• Problem details
Copy all lines below exactly as written. Leave pictures out.

• Dataset content
= = = = =
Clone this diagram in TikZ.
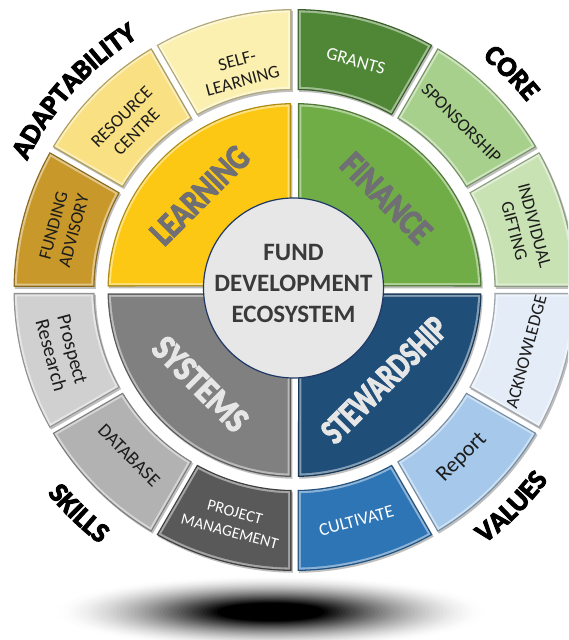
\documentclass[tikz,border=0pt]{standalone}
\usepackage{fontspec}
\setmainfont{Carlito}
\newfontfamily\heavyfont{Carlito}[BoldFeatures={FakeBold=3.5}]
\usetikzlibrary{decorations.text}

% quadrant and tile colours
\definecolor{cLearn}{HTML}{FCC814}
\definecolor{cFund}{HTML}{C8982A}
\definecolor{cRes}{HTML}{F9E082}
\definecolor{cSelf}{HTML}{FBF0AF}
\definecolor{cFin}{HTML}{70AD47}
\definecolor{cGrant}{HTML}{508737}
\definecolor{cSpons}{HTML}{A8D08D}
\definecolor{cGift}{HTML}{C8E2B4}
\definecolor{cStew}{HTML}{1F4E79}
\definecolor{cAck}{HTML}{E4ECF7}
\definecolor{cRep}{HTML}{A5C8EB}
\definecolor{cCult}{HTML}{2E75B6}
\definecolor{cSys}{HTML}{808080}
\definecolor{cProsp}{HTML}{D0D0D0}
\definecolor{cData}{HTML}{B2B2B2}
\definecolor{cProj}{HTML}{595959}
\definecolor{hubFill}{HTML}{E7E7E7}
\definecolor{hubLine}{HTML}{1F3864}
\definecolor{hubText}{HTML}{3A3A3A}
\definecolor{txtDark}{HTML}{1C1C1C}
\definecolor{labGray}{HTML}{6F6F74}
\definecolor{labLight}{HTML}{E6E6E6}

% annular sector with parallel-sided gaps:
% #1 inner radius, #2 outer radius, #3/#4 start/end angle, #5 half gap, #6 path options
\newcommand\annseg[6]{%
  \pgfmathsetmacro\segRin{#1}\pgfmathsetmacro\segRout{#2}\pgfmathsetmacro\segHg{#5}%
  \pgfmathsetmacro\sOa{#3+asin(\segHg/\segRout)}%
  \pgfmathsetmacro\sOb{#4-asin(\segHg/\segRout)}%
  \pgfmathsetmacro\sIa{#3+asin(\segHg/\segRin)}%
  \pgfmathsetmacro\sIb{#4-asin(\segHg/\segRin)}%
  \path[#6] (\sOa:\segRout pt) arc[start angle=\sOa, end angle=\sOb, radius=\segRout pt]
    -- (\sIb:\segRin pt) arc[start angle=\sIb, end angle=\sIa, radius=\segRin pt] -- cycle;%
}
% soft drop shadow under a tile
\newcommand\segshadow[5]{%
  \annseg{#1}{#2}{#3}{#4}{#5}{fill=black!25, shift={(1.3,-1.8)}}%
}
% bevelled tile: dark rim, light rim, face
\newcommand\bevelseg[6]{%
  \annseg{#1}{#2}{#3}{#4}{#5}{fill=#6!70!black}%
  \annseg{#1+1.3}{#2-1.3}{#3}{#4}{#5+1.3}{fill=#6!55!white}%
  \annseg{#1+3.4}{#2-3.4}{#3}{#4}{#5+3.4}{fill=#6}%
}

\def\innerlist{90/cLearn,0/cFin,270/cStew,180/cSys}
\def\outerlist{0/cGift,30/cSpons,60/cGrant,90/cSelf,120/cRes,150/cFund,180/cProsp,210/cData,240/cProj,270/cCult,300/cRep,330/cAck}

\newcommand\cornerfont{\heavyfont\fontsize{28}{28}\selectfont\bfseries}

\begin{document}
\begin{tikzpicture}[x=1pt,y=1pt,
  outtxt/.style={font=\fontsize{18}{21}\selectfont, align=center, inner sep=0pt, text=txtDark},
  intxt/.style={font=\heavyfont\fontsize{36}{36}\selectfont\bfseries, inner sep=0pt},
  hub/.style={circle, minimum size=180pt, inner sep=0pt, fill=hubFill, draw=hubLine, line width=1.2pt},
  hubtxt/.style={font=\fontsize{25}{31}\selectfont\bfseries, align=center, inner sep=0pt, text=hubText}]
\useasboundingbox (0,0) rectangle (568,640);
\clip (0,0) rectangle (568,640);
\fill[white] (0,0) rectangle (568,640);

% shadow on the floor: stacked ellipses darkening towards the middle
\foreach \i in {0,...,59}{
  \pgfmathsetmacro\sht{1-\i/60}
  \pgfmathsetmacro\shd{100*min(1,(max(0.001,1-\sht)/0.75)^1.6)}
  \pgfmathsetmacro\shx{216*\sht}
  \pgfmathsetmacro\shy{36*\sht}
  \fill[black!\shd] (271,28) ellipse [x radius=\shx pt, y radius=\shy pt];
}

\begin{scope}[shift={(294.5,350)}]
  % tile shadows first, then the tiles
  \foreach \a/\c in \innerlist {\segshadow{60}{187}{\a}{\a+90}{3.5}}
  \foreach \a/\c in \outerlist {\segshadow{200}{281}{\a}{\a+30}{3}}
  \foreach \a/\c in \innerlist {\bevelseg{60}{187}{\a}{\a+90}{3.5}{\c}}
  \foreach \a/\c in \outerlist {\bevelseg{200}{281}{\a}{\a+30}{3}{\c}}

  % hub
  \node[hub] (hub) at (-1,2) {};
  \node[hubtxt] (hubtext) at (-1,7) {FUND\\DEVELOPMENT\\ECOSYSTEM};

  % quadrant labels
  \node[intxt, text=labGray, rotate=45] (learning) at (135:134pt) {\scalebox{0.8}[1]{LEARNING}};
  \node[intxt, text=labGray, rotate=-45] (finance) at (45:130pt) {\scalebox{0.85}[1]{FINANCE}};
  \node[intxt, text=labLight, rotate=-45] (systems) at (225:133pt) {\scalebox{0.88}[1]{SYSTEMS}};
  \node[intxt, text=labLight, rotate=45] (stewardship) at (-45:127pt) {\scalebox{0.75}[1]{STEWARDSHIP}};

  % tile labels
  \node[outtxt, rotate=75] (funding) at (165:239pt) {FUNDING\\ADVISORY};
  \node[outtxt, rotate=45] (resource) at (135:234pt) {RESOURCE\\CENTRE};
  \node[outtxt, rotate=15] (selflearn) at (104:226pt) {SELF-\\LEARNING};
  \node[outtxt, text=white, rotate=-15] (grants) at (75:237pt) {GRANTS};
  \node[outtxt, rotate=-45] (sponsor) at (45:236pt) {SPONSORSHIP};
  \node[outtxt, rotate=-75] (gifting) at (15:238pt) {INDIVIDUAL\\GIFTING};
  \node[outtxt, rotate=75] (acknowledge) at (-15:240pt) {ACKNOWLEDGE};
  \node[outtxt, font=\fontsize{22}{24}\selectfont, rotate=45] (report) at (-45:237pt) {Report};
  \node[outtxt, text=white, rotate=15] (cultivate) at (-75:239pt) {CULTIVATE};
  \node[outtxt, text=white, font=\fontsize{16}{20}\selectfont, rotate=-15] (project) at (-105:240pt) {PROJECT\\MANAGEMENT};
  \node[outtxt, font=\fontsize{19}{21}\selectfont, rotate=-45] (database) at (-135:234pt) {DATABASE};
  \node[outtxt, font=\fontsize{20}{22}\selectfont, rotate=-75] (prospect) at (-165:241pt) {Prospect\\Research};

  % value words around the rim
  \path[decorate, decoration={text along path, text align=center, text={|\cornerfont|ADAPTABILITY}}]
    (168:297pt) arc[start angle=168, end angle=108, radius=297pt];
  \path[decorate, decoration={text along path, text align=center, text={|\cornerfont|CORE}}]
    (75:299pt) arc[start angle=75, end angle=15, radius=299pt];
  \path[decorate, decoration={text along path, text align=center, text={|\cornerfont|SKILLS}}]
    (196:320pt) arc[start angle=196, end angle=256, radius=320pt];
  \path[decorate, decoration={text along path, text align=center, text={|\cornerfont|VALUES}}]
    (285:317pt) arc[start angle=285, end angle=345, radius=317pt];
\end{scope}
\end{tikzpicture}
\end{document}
= = = = =
• Response to this task
Clone this diagram in TikZ.
\documentclass[tikz,border=0pt]{standalone}
\usepackage{fontspec}
\setmainfont{Carlito}
\newfontfamily\heavyfont{Carlito}[BoldFeatures={FakeBold=3.5}]
\usetikzlibrary{decorations.text}

% quadrant and tile colours
\definecolor{cLearn}{HTML}{FCC814}
\definecolor{cFund}{HTML}{C8982A}
\definecolor{cRes}{HTML}{F9E082}
\definecolor{cSelf}{HTML}{FBF0AF}
\definecolor{cFin}{HTML}{70AD47}
\definecolor{cGrant}{HTML}{508737}
\definecolor{cSpons}{HTML}{A8D08D}
\definecolor{cGift}{HTML}{C8E2B4}
\definecolor{cStew}{HTML}{1F4E79}
\definecolor{cAck}{HTML}{E4ECF7}
\definecolor{cRep}{HTML}{A5C8EB}
\definecolor{cCult}{HTML}{2E75B6}
\definecolor{cSys}{HTML}{808080}
\definecolor{cProsp}{HTML}{D0D0D0}
\definecolor{cData}{HTML}{B2B2B2}
\definecolor{cProj}{HTML}{595959}
\definecolor{hubFill}{HTML}{E7E7E7}
\definecolor{hubLine}{HTML}{1F3864}
\definecolor{hubText}{HTML}{3A3A3A}
\definecolor{txtDark}{HTML}{1C1C1C}
\definecolor{labGray}{HTML}{6F6F74}
\definecolor{labLight}{HTML}{E6E6E6}

% annular sector with parallel-sided gaps:
% #1 inner radius, #2 outer radius, #3/#4 start/end angle, #5 half gap, #6 path options
\newcommand\annseg[6]{%
  \pgfmathsetmacro\segRin{#1}\pgfmathsetmacro\segRout{#2}\pgfmathsetmacro\segHg{#5}%
  \pgfmathsetmacro\sOa{#3+asin(\segHg/\segRout)}%
  \pgfmathsetmacro\sOb{#4-asin(\segHg/\segRout)}%
  \pgfmathsetmacro\sIa{#3+asin(\segHg/\segRin)}%
  \pgfmathsetmacro\sIb{#4-asin(\segHg/\segRin)}%
  \path[#6] (\sOa:\segRout pt) arc[start angle=\sOa, end angle=\sOb, radius=\segRout pt]
    -- (\sIb:\segRin pt) arc[start angle=\sIb, end angle=\sIa, radius=\segRin pt] -- cycle;%
}
% soft drop shadow under a tile
\newcommand\segshadow[5]{%
  \annseg{#1}{#2}{#3}{#4}{#5}{fill=black!25, shift={(1.3,-1.8)}}%
}
% bevelled tile: dark rim, light rim, face
\newcommand\bevelseg[6]{%
  \annseg{#1}{#2}{#3}{#4}{#5}{fill=#6!70!black}%
  \annseg{#1+1.3}{#2-1.3}{#3}{#4}{#5+1.3}{fill=#6!55!white}%
  \annseg{#1+3.4}{#2-3.4}{#3}{#4}{#5+3.4}{fill=#6}%
}

\def\innerlist{90/cLearn,0/cFin,270/cStew,180/cSys}
\def\outerlist{0/cGift,30/cSpons,60/cGrant,90/cSelf,120/cRes,150/cFund,180/cProsp,210/cData,240/cProj,270/cCult,300/cRep,330/cAck}

\newcommand\cornerfont{\heavyfont\fontsize{28}{28}\selectfont\bfseries}

\begin{document}
\begin{tikzpicture}[x=1pt,y=1pt,
  outtxt/.style={font=\fontsize{18}{21}\selectfont, align=center, inner sep=0pt, text=txtDark},
  intxt/.style={font=\heavyfont\fontsize{36}{36}\selectfont\bfseries, inner sep=0pt},
  hub/.style={circle, minimum size=180pt, inner sep=0pt, fill=hubFill, draw=hubLine, line width=1.2pt},
  hubtxt/.style={font=\fontsize{25}{31}\selectfont\bfseries, align=center, inner sep=0pt, text=hubText}]
\useasboundingbox (0,0) rectangle (568,640);
\clip (0,0) rectangle (568,640);
\fill[white] (0,0) rectangle (568,640);

% shadow on the floor: stacked ellipses darkening towards the middle
\foreach \i in {0,...,59}{
  \pgfmathsetmacro\sht{1-\i/60}
  \pgfmathsetmacro\shd{100*min(1,(max(0.001,1-\sht)/0.75)^1.6)}
  \pgfmathsetmacro\shx{216*\sht}
  \pgfmathsetmacro\shy{36*\sht}
  \fill[black!\shd] (271,28) ellipse [x radius=\shx pt, y radius=\shy pt];
}

\begin{scope}[shift={(294.5,350)}]
  % tile shadows first, then the tiles
  \foreach \a/\c in \innerlist {\segshadow{60}{187}{\a}{\a+90}{3.5}}
  \foreach \a/\c in \outerlist {\segshadow{200}{281}{\a}{\a+30}{3}}
  \foreach \a/\c in \innerlist {\bevelseg{60}{187}{\a}{\a+90}{3.5}{\c}}
  \foreach \a/\c in \outerlist {\bevelseg{200}{281}{\a}{\a+30}{3}{\c}}

  % hub
  \node[hub] (hub) at (-1,2) {};
  \node[hubtxt] (hubtext) at (-1,7) {FUND\\DEVELOPMENT\\ECOSYSTEM};

  % quadrant labels
  \node[intxt, text=labGray, rotate=45] (learning) at (135:134pt) {\scalebox{0.8}[1]{LEARNING}};
  \node[intxt, text=labGray, rotate=-45] (finance) at (45:130pt) {\scalebox{0.85}[1]{FINANCE}};
  \node[intxt, text=labLight, rotate=-45] (systems) at (225:133pt) {\scalebox{0.88}[1]{SYSTEMS}};
  \node[intxt, text=labLight, rotate=45] (stewardship) at (-45:127pt) {\scalebox{0.75}[1]{STEWARDSHIP}};

  % tile labels
  \node[outtxt, rotate=75] (funding) at (165:239pt) {FUNDING\\ADVISORY};
  \node[outtxt, rotate=45] (resource) at (135:234pt) {RESOURCE\\CENTRE};
  \node[outtxt, rotate=15] (selflearn) at (104:226pt) {SELF-\\LEARNING};
  \node[outtxt, text=white, rotate=-15] (grants) at (75:237pt) {GRANTS};
  \node[outtxt, rotate=-45] (sponsor) at (45:236pt) {SPONSORSHIP};
  \node[outtxt, rotate=-75] (gifting) at (15:238pt) {INDIVIDUAL\\GIFTING};
  \node[outtxt, rotate=75] (acknowledge) at (-15:240pt) {ACKNOWLEDGE};
  \node[outtxt, font=\fontsize{22}{24}\selectfont, rotate=45] (report) at (-45:237pt) {Report};
  \node[outtxt, text=white, rotate=15] (cultivate) at (-75:239pt) {CULTIVATE};
  \node[outtxt, text=white, font=\fontsize{16}{20}\selectfont, rotate=-15] (project) at (-105:240pt) {PROJECT\\MANAGEMENT};
  \node[outtxt, font=\fontsize{19}{21}\selectfont, rotate=-45] (database) at (-135:234pt) {DATABASE};
  \node[outtxt, font=\fontsize{20}{22}\selectfont, rotate=-75] (prospect) at (-165:241pt) {Prospect\\Research};

  % value words around the rim
  \path[decorate, decoration={text along path, text align=center, text={|\cornerfont|ADAPTABILITY}}]
    (168:297pt) arc[start angle=168, end angle=108, radius=297pt];
  \path[decorate, decoration={text along path, text align=center, text={|\cornerfont|CORE}}]
    (75:299pt) arc[start angle=75, end angle=15, radius=299pt];
  \path[decorate, decoration={text along path, text align=center, text={|\cornerfont|SKILLS}}]
    (196:320pt) arc[start angle=196, end angle=256, radius=320pt];
  \path[decorate, decoration={text along path, text align=center, text={|\cornerfont|VALUES}}]
    (285:317pt) arc[start angle=285, end angle=345, radius=317pt];
\end{scope}
\end{tikzpicture}
\end{document}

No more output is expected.